AWS, Cuda, Tensorflow

2019-07-13 03:20发布

问题:

When I'm running my Python code on the most powerfull AWS GPU instances (with 1 or 8 x Tesla v100 16mb aka. P3.x2large or P3.16xlarge) they are both only 2-3 times faster than my DELL XPS Geforce 1050-Ti laptop?

I'm using Windows, Keras, Cuda 9, Tensorflow 1.12 and the newest Nvidia drivers.

When I check the GPU load via GZU the GPU max. run at 43% load for a very short period - each time. The controller runs at max. 100%...

The dataset I use is matrices in JSON format and the files are located on a Nitro drive at 10TB with MAX 64.000 IOPS. No matter if the folder contains 10TB, 1TB or 100mb...the training is still very very slow per iteration?

All advises are more than welcome!

UPDATE 1:

From the Tensorflow docs:

"To start an input pipeline, you must define a source. For example, to construct a Dataset from some tensors in memory, you can use tf.data.Dataset.from_tensors() or tf.data.Dataset.from_tensor_slices(). Alternatively, if your input data are on disk in the recommended TFRecord format, you can construct a tf.data.TFRecordDataset."

Before I had matrices stored in JSON format (Made by Node). My TF runs in Python. I will now only save the coordinates in Node and save it in JSON format. The question is now: In Python what is the best solution to load data? Can TF use the coordinates only or do I have to make the coordinates back to matrices again or what?

回答1:

The performance of any machine learning model depends on many things. Including but not limited to: How much pre-processing you do, how much data you copy from CPU to GPU, Op bottlenecks, and many more. Check out the tensorflow performance guide as a first step. There are also a few videos from the tensorflow dev summit 2018 that talk about performance. How to properly use tf.data, and how to debug performance are two that I recommend.

The only thing I can say for sure is that JSON is a bad format for this purpose. You should switch to tfrecord format, which uses protobuf (better than JSON).

Unfortunately performance and optimisation of any system takes a lot of effort and time, and can be a rabbit hole that just keeps going down.



回答2:

First off, you should be having a really good reason to go for an increased computational overhead with Windows-based AMI.

If your CPU is at ~100%, while GPU is <100%, then your CPU is likely the bottleneck. If you are on cloud, consider moving to instances with larger CPU-count (CPU is cheap, GPU is scarce). If you can't increase CPU count, moving some parts of your graph to GPU is an option. However, tf.data-based input pipeline is run entirely on CPU (but highly scalable due to C++ implementation). Prefetching to GPUs might also help here, but the cost of spawning another background thread to populate the buffer for downstream might damp this effect. Another option is to do some or all pre-processing steps offline (i.e. prior to training).

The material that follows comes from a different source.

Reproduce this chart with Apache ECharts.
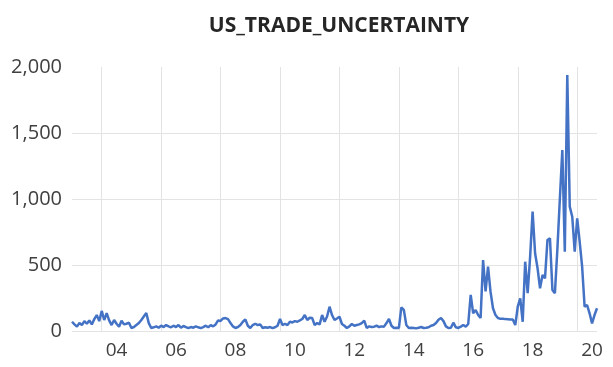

A word of caution on using Keras as the input pipeline. Keras relies on Python´s multithreading (and optionally multiprocessing) libraries, which may both lack performance (when doing heavy I/O or augmentations on-the-fly) and scalability (when running on multiple CPUs) compared to GIL-free implementations. Consider performing preprocessing offline, pre-loading input data, or using alternative input pipelines (as the aforementioned TF native tf.data, or 3rd party ones, like Tensorpack).